By Dorothy Waugh
This post is the seventh in a bloggERS series about access to born-digital materials.
As a digital archivist, I am always looking for ways to streamline my processing workflows. Because, when faced with a multi-gigabyte hard drive or pile of aging 3.5” floppy disks, time is rarely on my side. The diverse nature of our collections, however, can be a hindrance when trying to build workflows based on efficiency—in spite of our best efforts, there are frequently cases where a collection’s particular characteristics demand greater levels of resources and time. During the past year, archivists at the Stuart A. Rose Manuscript, Archives, and Rare Book Library have developed a tiered approach to processing and access designed to flex in response to a collection’s limitations without obscuring its salient characteristics.
First, unprocessed collections are evaluated based on four criteria:
- Quality of data, defined by us as the totality, scope, and viability of the acquired material. Our focus here is on the completeness of the acquisition (an entire hard drive, for example, provides more content and context than a directory of files), the number of years spanned, and the extent to which data can be rendered using modern software.
- Authenticity of data, which refers to our ability to establish that it was indeed the donor that created, used, or managed the digital content.
- The number of donor restrictions and any concern regarding intellectual property rights.
- The extent to which we anticipate particularly high levels of use. Crucially, we want to avoid postponing questions about access until processing is complete, instead evaluating expected use up front so that access will inform processing from the very start.
Based on this evaluation, we assign collections to one of three processing tiers:
Tier One: Low complexity, tool-driven
Collections assigned to this tier will primarily include familiar, homogenous file formats and will have few donor restrictions or intellectual property rights concerns. The limited complexity of the data will allow for largely tool-driven processing.

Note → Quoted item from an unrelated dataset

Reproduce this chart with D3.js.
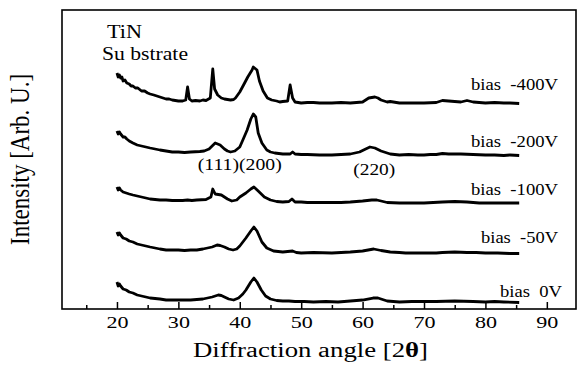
<!DOCTYPE html>
<html>
<head>
<meta charset="utf-8">
<script src="https://cdn.jsdelivr.net/npm/d3@7"></script>
<style>
  body { margin: 0; background: #fff; }
  svg { display: block; font-family: "Liberation Serif", "Times New Roman", serif; }
</style>
</head>
<body>
<div id="chart"></div>
<script>
// XRD patterns, [2theta, intensity above the flat background], one per bias voltage
const biasLabels = ['bias  -400V', 'bias  -200V', 'bias  -100V', 'bias  -50V', 'bias  0V'];
const offsets = [206, 154, 106, 56, 7];

const bias400 = [
  [20, 30], [20.2, 26], [20.4, 28], [20.6, 25], [20.8, 26], [21, 22], [21.3, 23], [21.6, 20],
  [22, 19], [22.3, 17], [22.6, 17], [23, 15], [23.4, 15], [24, 12], [24.5, 12], [25, 10],
  [25.4, 9], [26, 8], [26.5, 7], [27, 6], [27.5, 5], [28, 4], [28.5, 4], [29, 3], [29.5, 2.5],
  [30, 2], [30.7, 2], [31.2, 3], [31.5, 16], [31.8, 4], [32.2, 2], [32.8, 2.5], [33.5, 2],
  [34, 3], [34.5, 2.5], [35.2, 5], [35.6, 34], [35.9, 14], [36.4, 8], [37, 5], [37.5, 4],
  [38, 3.5], [38.5, 3], [39, 3.5], [39.3, 5], [40, 11], [40.7, 19], [41.3, 26], [41.7, 30],
  [42, 33], [42.2, 36], [42.4, 35], [42.8, 33], [43.2, 22], [43.8, 12], [44.5, 5], [45.2, 3],
  [46, 2], [46.5, 1], [47, 1.5], [47.8, 2], [48.2, 18], [48.6, 5], [49, 1], [50, 0], [51, 0.5],
  [52, 0.5], [53, 0], [55, 0], [56.5, 0.5], [58, 0], [60, 1], [61, 5], [62, 6], [62.5, 5],
  [63, 3], [64, 1], [64.5, 1.5], [66, 0], [68, 0], [70, 0], [72, 0.5], [73, 2.5], [74, 2],
  [75, 1.5], [76, 1], [77, 2.5], [78, 1], [79, 0.5], [80, 0], [81.5, 0.5], [83, 0], [84, 0],
  [85.5, -0.5]
];
const bias200 = [
  [20, 24], [20.2, 21], [20.4, 23], [20.6, 21], [21, 18], [21.3, 18], [21.6, 16], [22, 14],
  [22.6, 12], [23.3, 10], [24, 9], [24.7, 8], [25.4, 7], [26.2, 6], [27, 5], [28, 4], [29, 3],
  [30, 3], [31, 2.5], [32, 3], [33.5, 3.5], [34.2, 4], [35, 6], [35.5, 9], [36, 12], [36.4, 11],
  [36.8, 10], [37.5, 6], [38, 4], [38.5, 3], [39.2, 4], [40, 8], [40.5, 15], [41.2, 25],
  [41.8, 36], [42.2, 41], [42.6, 38], [43, 22], [43.6, 12], [44.4, 5], [45, 3], [45.7, 2],
  [47, 1], [48.2, 1], [48.6, 3], [49, 1], [50, 0.5], [51, 0.5], [53, 0], [55, 0], [56.5, 0.5],
  [58, 1], [59.5, 3], [60.5, 6], [61.2, 8], [62, 7], [63, 4], [64.5, 1], [66, 0], [67.5, 0.5],
  [69, 0], [70, 0], [71, 0.5], [72, 0.5], [73, 1.5], [74, 1], [76, 1], [78, 0.5], [80, 0],
  [81.5, 0], [83, -0.5], [84, 0], [85.5, -0.5]
];
const bias100 = [
  [20, 16], [20.2, 13], [20.4, 15], [20.6, 13], [21, 11], [21.5, 10], [22, 9], [22.6, 8],
  [23.3, 7], [24, 6], [24.7, 5], [25.4, 4], [26.2, 3.5], [27, 3], [28, 3], [29, 2.5],
  [30.7, 2.5], [31.5, 3], [32.2, 2.5], [33, 3], [34.5, 3.5], [35.3, 6], [35.6, 14], [36, 9],
  [36.5, 8.5], [37, 8], [38, 4], [38.7, 2], [39.5, 3], [40, 6], [41, 10], [41.8, 14], [42.3, 16],
  [43, 12], [44, 6], [45, 3], [46, 1.5], [47, 1], [48, 1.5], [48.5, 4], [49, 1], [50, 1],
  [51, 0.5], [53, 0.5], [55, 0.5], [56.5, 0.5], [58, 1], [60, 2], [61.5, 3], [62.3, 3], [63, 2],
  [64, 0.5], [66, 0], [68, 0], [70, 0], [71.5, 0.5], [73, 1], [75, 1.5], [77, 1], [78, 0.5],
  [79, 0], [81, 0], [83, 0], [85.5, 0]
];
const bias50 = [
  [20, 21], [20.2, 18], [20.4, 20], [20.6, 18], [21, 15], [21.5, 14], [22, 12], [22.6, 11],
  [23.3, 9], [24, 8], [24.7, 7], [25.4, 6], [26.2, 5], [27, 4], [28, 3], [29, 3], [30, 3],
  [31, 2.5], [32, 3], [33, 3], [34, 4], [35.5, 6], [36.3, 8], [36.8, 7.5], [37.5, 6], [38.2, 4],
  [38.9, 3], [39.5, 4], [40, 7], [41, 15], [41.8, 22], [42.3, 26], [42.8, 22], [43.6, 11],
  [44.4, 5], [45.5, 2], [47, 1], [48.6, 2], [49.2, 0.5], [50, 0], [52, 0.5], [55, 0], [56.5, 0.5],
  [58, 1], [60, 2], [61.8, 4], [63, 2.5], [64.5, 1], [66, 0.5], [67, 0], [70, 0], [72, 0],
  [73, 0.5], [75, 1], [77, 0.5], [78.5, 0.5], [80, 0], [82, 0], [84, -0.5], [85.5, -0.5]
];
const bias0 = [
  [20, 20], [20.2, 16], [20.4, 18], [20.6, 16], [21, 13], [21.5, 12], [22, 10], [22.6, 9],
  [23.3, 7], [24, 6], [24.7, 5], [25.4, 4], [26.2, 3.5], [27, 3], [28, 2], [29, 2], [30, 2],
  [31, 2], [32, 2], [33, 2.5], [34, 3], [35.5, 5], [36.5, 7], [37, 6.5], [37.5, 5], [38.2, 3],
  [39, 2], [39.8, 4], [40.5, 8], [41, 12], [41.8, 20], [42.3, 24], [42.8, 20], [43.5, 12],
  [44.2, 6], [45, 3], [46, 1.5], [47, 1], [48, 1], [49, 0.5], [50.5, 0.5], [52, 0], [54, 0.5],
  [56, 0], [58, 1], [60, 2], [61.7, 4], [62.5, 4], [63, 3], [64, 1], [66, 0], [68, 0.5],
  [70, 0.5], [72, 0.5], [75, 1], [78, 0.5], [80, 0], [81.5, 0.5], [83, 0], [85.5, -0.5]
];
const series = [bias400, bias200, bias100, bias50, bias0];

const xTicks = [20, 30, 40, 50, 60, 70, 80, 90];
const xMinorTicks = [15, 25, 35, 45, 55, 65, 75, 85];
const peakLabels = ['(111)(200)', '(220)'];
const peakAngles = [40.0, 61.9];

const width = 577;
const height = 367;
const margin = { top: 10, right: 1, bottom: 58, left: 62 };

// label placement, in pixels
const biasLift = [13, 8, 8, 10, 5];
const biasWidth = [87, 87, 87, 77, 62];
const biasRight = [558, 558, 558, 558, 562];
const peakLabelY = [170, 175];
const peakLabelWidth = [84, 42];

const svg = d3.select('#chart')
  .append('svg')
  .attr('width', width)
  .attr('height', height);

const x = d3.scaleLinear()
  .domain([11.05, 94.75])
  .range([margin.left, width - margin.right]);
const y = d3.scaleLinear()
  .domain([0, height - margin.top - margin.bottom])
  .range([height - margin.bottom, margin.top]);

const line = d3.line()
  .x(d => x(d[0]))
  .y(d => y(d[1]));

svg.append('g')
  .attr('class', 'curves')
  .selectAll('path')
  .data(series)
  .join('path')
  .attr('fill', 'none')
  .attr('stroke', '#000')
  .attr('stroke-width', 2.8)
  .attr('stroke-linejoin', 'round')
  .attr('d', (d, i) => line(d.map(p => [p[0], p[1] + offsets[i]])));

// frame
svg.append('rect')
  .attr('x', margin.left)
  .attr('y', margin.top)
  .attr('width', width - margin.left - margin.right)
  .attr('height', height - margin.top - margin.bottom)
  .attr('fill', 'none')
  .attr('stroke', '#000')
  .attr('stroke-width', 1.6);

// x axis, ticks pointing inward
const xAxis = d3.axisBottom(x)
  .tickValues(xTicks)
  .tickSizeInner(-7)
  .tickSizeOuter(0)
  .tickPadding(7);
const xMinor = d3.axisBottom(x)
  .tickValues(xMinorTicks)
  .tickSizeInner(-4)
  .tickSizeOuter(0)
  .tickFormat('');

const gx = svg.append('g')
  .attr('class', 'x-axis')
  .attr('transform', `translate(0,${height - margin.bottom})`)
  .call(xAxis);
svg.append('g')
  .attr('class', 'x-minor')
  .attr('transform', `translate(0,${height - margin.bottom})`)
  .call(xMinor);
svg.selectAll('.x-axis path, .x-minor path').remove();
svg.selectAll('.x-axis line, .x-minor line')
  .attr('stroke', '#000')
  .attr('stroke-width', 1.5);
gx.selectAll('text')
  .attr('font-family', '"Liberation Serif", "Times New Roman", serif')
  .attr('font-size', 17)
  .attr('fill', '#000')
  .attr('transform', 'scale(1.3,1)');

// axis titles
const xTitle = svg.append('text')
  .attr('x', 193)
  .attr('y', 357)
  .attr('font-size', 20)
  .attr('textLength', 235)
  .attr('lengthAdjust', 'spacingAndGlyphs');
xTitle.append('tspan').text('Diffraction angle [2');
xTitle.append('tspan').attr('font-weight', 'bold').text('θ');
xTitle.append('tspan').text(']');

svg.append('text')
  .attr('transform', `translate(29,${(margin.top + height - margin.bottom) / 2}) scale(1.15,1) rotate(-90)`)
  .attr('text-anchor', 'middle')
  .attr('font-size', 23)
  .text('Intensity [Arb. U.]');

// bias labels sit above the flat tail of each pattern
svg.append('g')
  .selectAll('text')
  .data(biasLabels)
  .join('text')
  .attr('x', (d, i) => biasRight[i] - biasWidth[i])
  .attr('y', (d, i) => y(offsets[i]) - biasLift[i])
  .attr('font-size', 16)
  .attr('textLength', (d, i) => biasWidth[i])
  .attr('lengthAdjust', 'spacingAndGlyphs')
  .style('white-space', 'pre')
  .text(d => d);

svg.append('g')
  .selectAll('text')
  .data(peakLabels)
  .join('text')
  .attr('x', (d, i) => x(peakAngles[i]) - peakLabelWidth[i] / 2)
  .attr('y', (d, i) => peakLabelY[i])
  .attr('font-size', 16)
  .attr('textLength', (d, i) => peakLabelWidth[i])
  .attr('lengthAdjust', 'spacingAndGlyphs')
  .text(d => d);

svg.append('text')
  .attr('x', 107)
  .attr('y', 38)
  .attr('font-size', 18)
  .attr('textLength', 35)
  .attr('lengthAdjust', 'spacingAndGlyphs')
  .text('TiN');
svg.append('text')
  .attr('x', 102)
  .attr('y', 60)
  .attr('font-size', 18)
  .attr('textLength', 86)
  .attr('lengthAdjust', 'spacingAndGlyphs')
  .style('white-space', 'pre')
  .text('Su bstrate');
</script>
</body>
</html>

Tier Two: Average complexity, combination of tool-driven and manual approaches
Collections assigned to this tier will primarily include familiar file formats, although there may be instances of more challenging file formats. Some donor restrictions may apply.
Tier Three: High complexity, high manual effort
Collections assigned to this tier will include a large number of heterogeneous and challenging file formats. There may be a high level of donor restrictions. The scope of the collection and anticipated high levels of use may demand a more involved approach to arrangement, description, and access.
This diagram illustrates the application of this approach to born-digital materials acquired as part of Lucille Clifton’s papers:
Information in the three left-hand columns provides a broad assessment of the collection’s born-digital material based on our four criteria. This assessment is then used to determine that material should be processed as a tier three collection, meaning that it is a complex collection and will likely require high manual effort during processing.
At the same time, our assessment guides decision-making about access. We’ve very loosely labelled the three levels at which we make collections available to researchers as standard, emulation only, and optimal—although it is important to note that we define these levels based not only on what we are currently able to do but also on what we hope to be able to implement in the future. As a result, consideration of these levels is as much about processing in such a way that does not preclude improved future models of access as it is about providing access right now. So, while optimal is perhaps more “optimal” as it currently stands, these are collections that we have deemed good candidates for a more advanced access point once we have the necessary resources in place. We determined, based on our assessment, that the Lucille Clifton collection warranted an “optimal” approach to access.
Rather than automating our decision making, the initial assessment and subsequent assignment of a processing tier and access level provides a structured vocabulary by which recurring project considerations can be discussed, and a comprehensive rubric by which new projects can be prioritized and planned. Once identified, these tiers influence decision making at almost every stage of our born-digital workflows, including how processed collections are made available to our researchers. As we continue to apply this approach, we hope too to better track our work in order to more accurately allocate the time and resources required to process a collection at each tier.
Note: This blog post borrows in part from a forthcoming article, “Flexible Processing and Diverse Collections: A Tiered Approach to Delivering Born Digital Archives,” written in collaboration by Dorothy Waugh, Elizabeth Roke, and Erika Farr, to be published in the journal Archives and Records. The article will offer additional information on how the tiered approach described in this post has been applied in practice at Emory.
Dorothy Waugh is Digital Archivist at the Stuart A. Rose Manuscript, Archives, and Rare Book Library at Emory University, where she is responsible for the management of born-digital manuscript and archival material.